Problem:
Transcribe every entry word for word, but skip the images.

Record excerpts:

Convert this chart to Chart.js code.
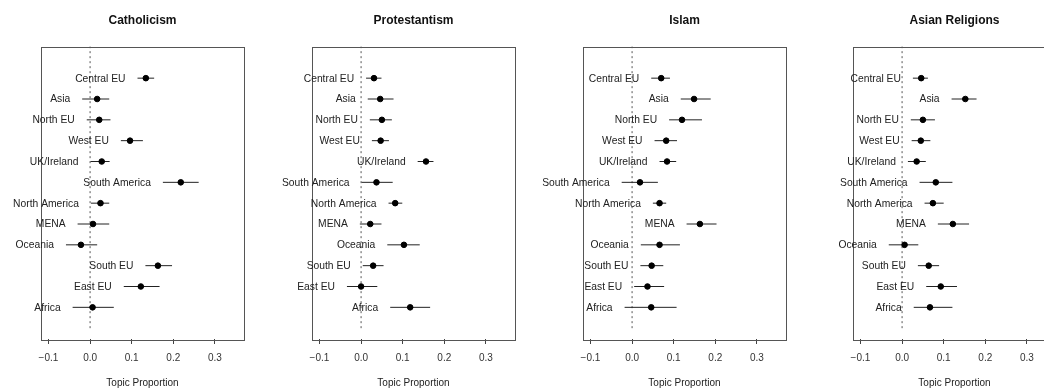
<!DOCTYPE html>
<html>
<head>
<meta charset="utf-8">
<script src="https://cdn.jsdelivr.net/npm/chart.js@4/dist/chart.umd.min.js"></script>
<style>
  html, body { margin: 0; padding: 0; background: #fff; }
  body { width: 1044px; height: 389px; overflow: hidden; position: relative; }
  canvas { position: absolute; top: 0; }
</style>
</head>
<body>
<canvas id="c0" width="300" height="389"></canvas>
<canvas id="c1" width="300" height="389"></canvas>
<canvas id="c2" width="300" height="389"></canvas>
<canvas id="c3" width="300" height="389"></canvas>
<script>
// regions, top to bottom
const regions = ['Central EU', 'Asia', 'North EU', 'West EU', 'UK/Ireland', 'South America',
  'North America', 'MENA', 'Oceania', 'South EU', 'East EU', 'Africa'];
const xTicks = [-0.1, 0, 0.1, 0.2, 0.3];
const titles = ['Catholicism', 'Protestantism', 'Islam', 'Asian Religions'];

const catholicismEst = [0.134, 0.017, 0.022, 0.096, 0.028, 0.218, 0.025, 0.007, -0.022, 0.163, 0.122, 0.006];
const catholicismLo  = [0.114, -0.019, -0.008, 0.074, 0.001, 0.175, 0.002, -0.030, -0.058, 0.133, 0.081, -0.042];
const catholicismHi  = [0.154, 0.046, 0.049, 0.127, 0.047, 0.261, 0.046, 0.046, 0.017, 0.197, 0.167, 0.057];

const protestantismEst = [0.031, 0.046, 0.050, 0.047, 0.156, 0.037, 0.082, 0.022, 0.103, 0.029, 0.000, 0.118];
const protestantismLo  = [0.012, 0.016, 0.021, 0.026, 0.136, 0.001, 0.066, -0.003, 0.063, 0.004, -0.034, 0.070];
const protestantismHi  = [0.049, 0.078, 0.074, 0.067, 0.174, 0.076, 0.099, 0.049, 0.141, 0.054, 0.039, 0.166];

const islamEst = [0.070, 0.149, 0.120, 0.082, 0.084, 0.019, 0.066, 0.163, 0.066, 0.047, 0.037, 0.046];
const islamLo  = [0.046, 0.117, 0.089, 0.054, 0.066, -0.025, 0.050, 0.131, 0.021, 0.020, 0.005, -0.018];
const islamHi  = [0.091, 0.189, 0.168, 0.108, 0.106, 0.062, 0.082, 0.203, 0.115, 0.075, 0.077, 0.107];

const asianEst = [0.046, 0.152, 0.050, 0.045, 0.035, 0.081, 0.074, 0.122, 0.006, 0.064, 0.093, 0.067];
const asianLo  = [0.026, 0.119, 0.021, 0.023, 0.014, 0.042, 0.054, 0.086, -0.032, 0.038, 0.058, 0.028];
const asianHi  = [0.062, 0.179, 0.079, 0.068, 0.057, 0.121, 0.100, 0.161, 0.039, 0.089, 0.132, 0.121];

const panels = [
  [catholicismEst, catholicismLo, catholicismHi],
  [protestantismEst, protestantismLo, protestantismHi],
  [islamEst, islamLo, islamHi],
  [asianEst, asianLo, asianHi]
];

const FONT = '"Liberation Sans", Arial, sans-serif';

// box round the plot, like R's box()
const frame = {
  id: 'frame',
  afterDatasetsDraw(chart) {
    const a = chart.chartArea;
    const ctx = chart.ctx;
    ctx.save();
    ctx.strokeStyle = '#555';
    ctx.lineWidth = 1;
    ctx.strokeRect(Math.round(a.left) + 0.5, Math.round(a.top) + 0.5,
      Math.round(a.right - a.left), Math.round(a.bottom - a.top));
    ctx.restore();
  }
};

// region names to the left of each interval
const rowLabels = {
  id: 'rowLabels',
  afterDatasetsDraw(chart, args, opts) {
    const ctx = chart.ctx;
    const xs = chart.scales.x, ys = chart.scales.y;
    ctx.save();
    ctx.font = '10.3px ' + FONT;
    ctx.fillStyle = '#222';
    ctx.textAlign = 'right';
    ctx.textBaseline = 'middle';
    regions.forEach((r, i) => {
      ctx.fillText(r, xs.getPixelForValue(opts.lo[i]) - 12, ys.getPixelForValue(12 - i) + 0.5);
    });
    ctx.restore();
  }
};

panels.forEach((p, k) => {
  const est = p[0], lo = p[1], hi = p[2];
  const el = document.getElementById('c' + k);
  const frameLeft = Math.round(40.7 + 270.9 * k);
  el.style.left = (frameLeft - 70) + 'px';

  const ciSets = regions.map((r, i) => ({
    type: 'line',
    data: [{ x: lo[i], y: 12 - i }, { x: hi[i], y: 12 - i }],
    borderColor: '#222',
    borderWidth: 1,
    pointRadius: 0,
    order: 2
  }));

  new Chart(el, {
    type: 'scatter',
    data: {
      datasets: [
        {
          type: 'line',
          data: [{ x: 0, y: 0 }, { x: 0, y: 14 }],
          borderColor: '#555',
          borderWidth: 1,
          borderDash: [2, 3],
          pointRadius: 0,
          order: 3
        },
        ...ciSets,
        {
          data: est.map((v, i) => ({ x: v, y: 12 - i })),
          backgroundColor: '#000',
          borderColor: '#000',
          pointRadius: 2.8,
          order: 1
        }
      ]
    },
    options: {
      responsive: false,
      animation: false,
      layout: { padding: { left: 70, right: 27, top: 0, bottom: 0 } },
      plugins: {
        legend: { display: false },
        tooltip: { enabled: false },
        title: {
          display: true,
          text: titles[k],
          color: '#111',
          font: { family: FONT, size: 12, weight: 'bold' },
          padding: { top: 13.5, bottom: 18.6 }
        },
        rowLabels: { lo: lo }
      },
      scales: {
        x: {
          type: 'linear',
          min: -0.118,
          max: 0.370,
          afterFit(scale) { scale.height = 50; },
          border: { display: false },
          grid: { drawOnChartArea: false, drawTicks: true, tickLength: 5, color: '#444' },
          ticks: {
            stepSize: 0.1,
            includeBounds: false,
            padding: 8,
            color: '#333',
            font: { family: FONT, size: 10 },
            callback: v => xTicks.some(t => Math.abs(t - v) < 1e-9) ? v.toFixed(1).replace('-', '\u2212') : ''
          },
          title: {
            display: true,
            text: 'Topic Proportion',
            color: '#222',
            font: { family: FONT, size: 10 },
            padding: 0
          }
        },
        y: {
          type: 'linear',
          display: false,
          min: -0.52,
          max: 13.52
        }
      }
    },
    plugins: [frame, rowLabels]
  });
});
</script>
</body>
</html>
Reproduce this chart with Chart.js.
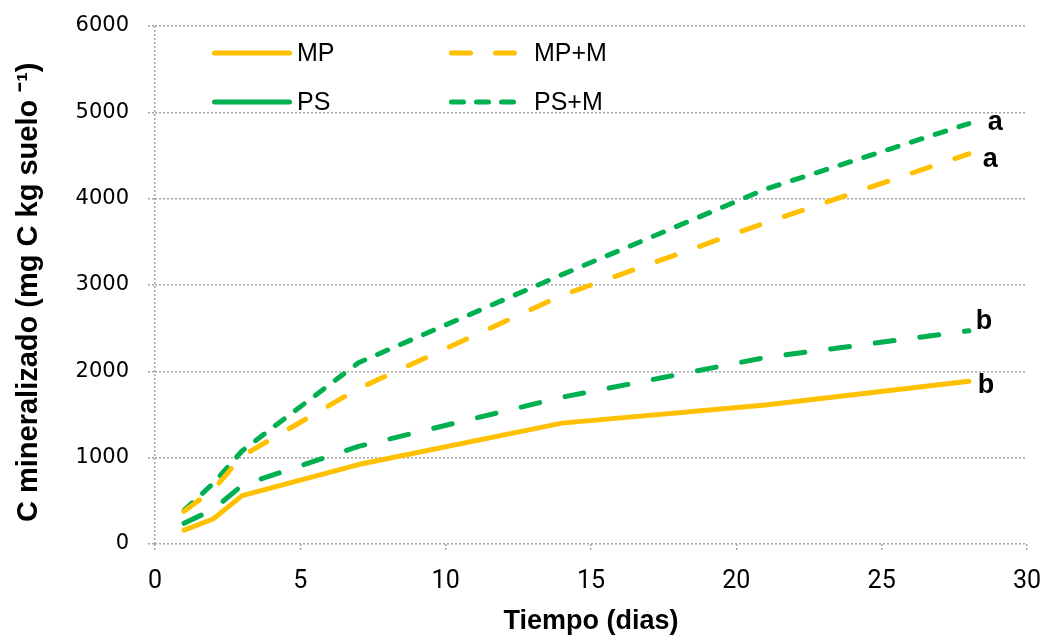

Solution to the exercise:
Convert this chart to Chart.js code.
<!DOCTYPE html>
<html>
<head>
<meta charset="utf-8">
<script src="https://cdn.jsdelivr.net/npm/chart.js@4/dist/chart.umd.min.js"></script>
<style>
  html, body { margin: 0; padding: 0; background: #fff; }
  body { width: 1044px; height: 389px; overflow: hidden; position: relative; }
  canvas { position: absolute; top: 0; }
</style>
</head>
<body>
<canvas id="c0" width="300" height="389"></canvas>
<canvas id="c1" width="300" height="389"></canvas>
<canvas id="c2" width="300" height="389"></canvas>
<canvas id="c3" width="300" height="389"></canvas>
<script>
// regions, top to bottom
const regions = ['Central EU', 'Asia', 'North EU', 'West EU', 'UK/Ireland', 'South America',
  'North America', 'MENA', 'Oceania', 'South EU', 'East EU', 'Africa'];
const xTicks = [-0.1, 0, 0.1, 0.2, 0.3];
const titles = ['Catholicism', 'Protestantism', 'Islam', 'Asian Religions'];

const catholicismEst = [0.134, 0.017, 0.022, 0.096, 0.028, 0.218, 0.025, 0.007, -0.022, 0.163, 0.122, 0.006];
const catholicismLo  = [0.114, -0.019, -0.008, 0.074, 0.001, 0.175, 0.002, -0.030, -0.058, 0.133, 0.081, -0.042];
const catholicismHi  = [0.154, 0.046, 0.049, 0.127, 0.047, 0.261, 0.046, 0.046, 0.017, 0.197, 0.167, 0.057];

const protestantismEst = [0.031, 0.046, 0.050, 0.047, 0.156, 0.037, 0.082, 0.022, 0.103, 0.029, 0.000, 0.118];
const protestantismLo  = [0.012, 0.016, 0.021, 0.026, 0.136, 0.001, 0.066, -0.003, 0.063, 0.004, -0.034, 0.070];
const protestantismHi  = [0.049, 0.078, 0.074, 0.067, 0.174, 0.076, 0.099, 0.049, 0.141, 0.054, 0.039, 0.166];

const islamEst = [0.070, 0.149, 0.120, 0.082, 0.084, 0.019, 0.066, 0.163, 0.066, 0.047, 0.037, 0.046];
const islamLo  = [0.046, 0.117, 0.089, 0.054, 0.066, -0.025, 0.050, 0.131, 0.021, 0.020, 0.005, -0.018];
const islamHi  = [0.091, 0.189, 0.168, 0.108, 0.106, 0.062, 0.082, 0.203, 0.115, 0.075, 0.077, 0.107];

const asianEst = [0.046, 0.152, 0.050, 0.045, 0.035, 0.081, 0.074, 0.122, 0.006, 0.064, 0.093, 0.067];
const asianLo  = [0.026, 0.119, 0.021, 0.023, 0.014, 0.042, 0.054, 0.086, -0.032, 0.038, 0.058, 0.028];
const asianHi  = [0.062, 0.179, 0.079, 0.068, 0.057, 0.121, 0.100, 0.161, 0.039, 0.089, 0.132, 0.121];

const panels = [
  [catholicismEst, catholicismLo, catholicismHi],
  [protestantismEst, protestantismLo, protestantismHi],
  [islamEst, islamLo, islamHi],
  [asianEst, asianLo, asianHi]
];

const FONT = '"Liberation Sans", Arial, sans-serif';

// box round the plot, like R's box()
const frame = {
  id: 'frame',
  afterDatasetsDraw(chart) {
    const a = chart.chartArea;
    const ctx = chart.ctx;
    ctx.save();
    ctx.strokeStyle = '#555';
    ctx.lineWidth = 1;
    ctx.strokeRect(Math.round(a.left) + 0.5, Math.round(a.top) + 0.5,
      Math.round(a.right - a.left), Math.round(a.bottom - a.top));
    ctx.restore();
  }
};

// region names to the left of each interval
const rowLabels = {
  id: 'rowLabels',
  afterDatasetsDraw(chart, args, opts) {
    const ctx = chart.ctx;
    const xs = chart.scales.x, ys = chart.scales.y;
    ctx.save();
    ctx.font = '10.3px ' + FONT;
    ctx.fillStyle = '#222';
    ctx.textAlign = 'right';
    ctx.textBaseline = 'middle';
    regions.forEach((r, i) => {
      ctx.fillText(r, xs.getPixelForValue(opts.lo[i]) - 12, ys.getPixelForValue(12 - i) + 0.5);
    });
    ctx.restore();
  }
};

panels.forEach((p, k) => {
  const est = p[0], lo = p[1], hi = p[2];
  const el = document.getElementById('c' + k);
  const frameLeft = Math.round(40.7 + 270.9 * k);
  el.style.left = (frameLeft - 70) + 'px';

  const ciSets = regions.map((r, i) => ({
    type: 'line',
    data: [{ x: lo[i], y: 12 - i }, { x: hi[i], y: 12 - i }],
    borderColor: '#222',
    borderWidth: 1,
    pointRadius: 0,
    order: 2
  }));

  new Chart(el, {
    type: 'scatter',
    data: {
      datasets: [
        {
          type: 'line',
          data: [{ x: 0, y: 0 }, { x: 0, y: 14 }],
          borderColor: '#555',
          borderWidth: 1,
          borderDash: [2, 3],
          pointRadius: 0,
          order: 3
        },
        ...ciSets,
        {
          data: est.map((v, i) => ({ x: v, y: 12 - i })),
          backgroundColor: '#000',
          borderColor: '#000',
          pointRadius: 2.8,
          order: 1
        }
      ]
    },
    options: {
      responsive: false,
      animation: false,
      layout: { padding: { left: 70, right: 27, top: 0, bottom: 0 } },
      plugins: {
        legend: { display: false },
        tooltip: { enabled: false },
        title: {
          display: true,
          text: titles[k],
          color: '#111',
          font: { family: FONT, size: 12, weight: 'bold' },
          padding: { top: 13.5, bottom: 18.6 }
        },
        rowLabels: { lo: lo }
      },
      scales: {
        x: {
          type: 'linear',
          min: -0.118,
          max: 0.370,
          afterFit(scale) { scale.height = 50; },
          border: { display: false },
          grid: { drawOnChartArea: false, drawTicks: true, tickLength: 5, color: '#444' },
          ticks: {
            stepSize: 0.1,
            includeBounds: false,
            padding: 8,
            color: '#333',
            font: { family: FONT, size: 10 },
            callback: v => xTicks.some(t => Math.abs(t - v) < 1e-9) ? v.toFixed(1).replace('-', '\u2212') : ''
          },
          title: {
            display: true,
            text: 'Topic Proportion',
            color: '#222',
            font: { family: FONT, size: 10 },
            padding: 0
          }
        },
        y: {
          type: 'linear',
          display: false,
          min: -0.52,
          max: 13.52
        }
      }
    },
    plugins: [frame, rowLabels]
  });
});
</script>
</body>
</html>
Reproduce this chart with Chart.js.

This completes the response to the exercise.